The Board's discussion concerning estoppel did not state that Local 98 could not rely on the sound and communication agreement, a position it never espoused, but instead stated that Local 98 could not complain that the Secretary deviated from historical acquiescence of its inside wire rate for telecommunications work involving Philadelphia public works projects. The Board observed that the reason the Secretary did not account for sound and communication rates previously is because Local 98 never gave a copy of the sound and communication agreement to the Secretary. Moreover, when the Secretary was formulating wage rates for these projects, Local 98 failed to respond to the Bureau's September 19, 2000 letter about the sound and communication agreement and also failed to respond to phone calls.
Finally, Local 98 argues that if equitable principles of estoppel are to be applied to Local 98, the principles must equally be applied against the District. In accordance with 43 P.S. § 165-4, it shall be the duty of every public body engaging in public work to determine the prevailing wage rate. Here, District commenced work without first determining the prevailing wage and thus violated the Act. While it is true that District commenced work without first determining the prevailing wage, this matter is elsewhere addressed because as acknowledged by Local 98, workers on the District project filed complaints soon after the District project began as to this alleged violation.

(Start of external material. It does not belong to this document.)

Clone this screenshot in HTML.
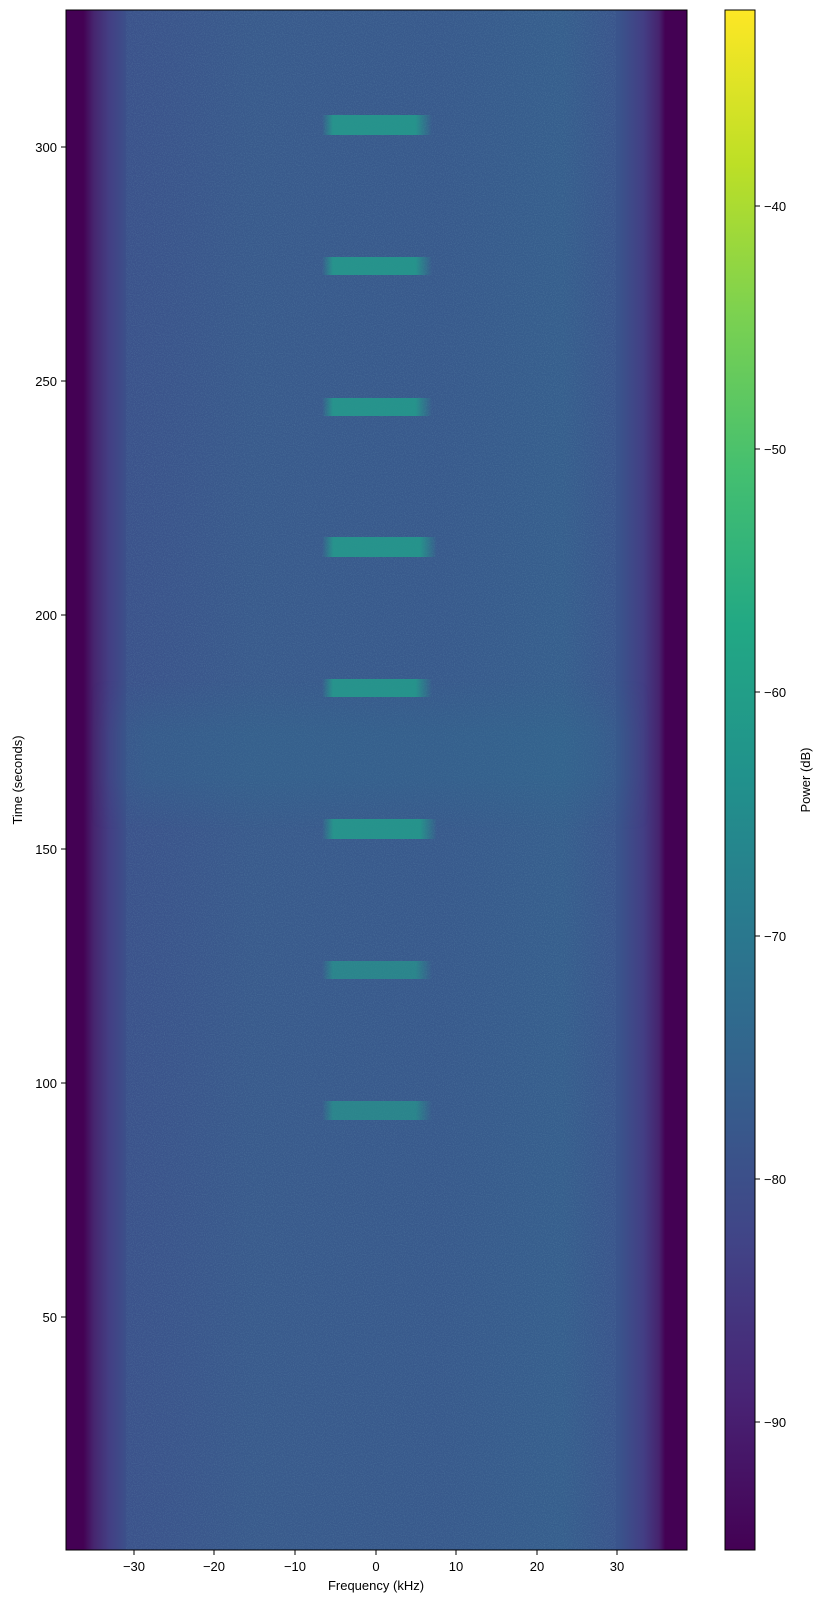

In accordance with the above, the decision of the Board is affirmed.

ORDER
Now, January 16, 2003, the decision of the Department of Labor's Prevailing Wage Appeals Board is affirmed.
NOTES
[1]  Intervenors argue that a telecommunications worker is a recognized job classification for purposes of the Act and as such telecommunications work should be paid at the rate governed by the applicable CBA. The question then becomes which CBA should have been used to set the rate for telecommunication workers. Intervenors maintain that it has a CBA with Verizon which covers approximately 2,000 telecommunications technicians performing the same type of duties as those performed for District. This CBA establishes a wage and benefit rate in excess of $45.00 per hour for these 2,000 workers. Because Intervenors' CBA covers almost three times as many telecommunication workers as does the sound and communication agreement, Intervenors argue that it would have been a more appropriate measure of the prevailing wage rate. As previously stated, however, the Secretary and Board determined that the type of work performed for District was that of telecommunications and that based on the evidence presented at the hearing, the sound and communication agreement governed such work.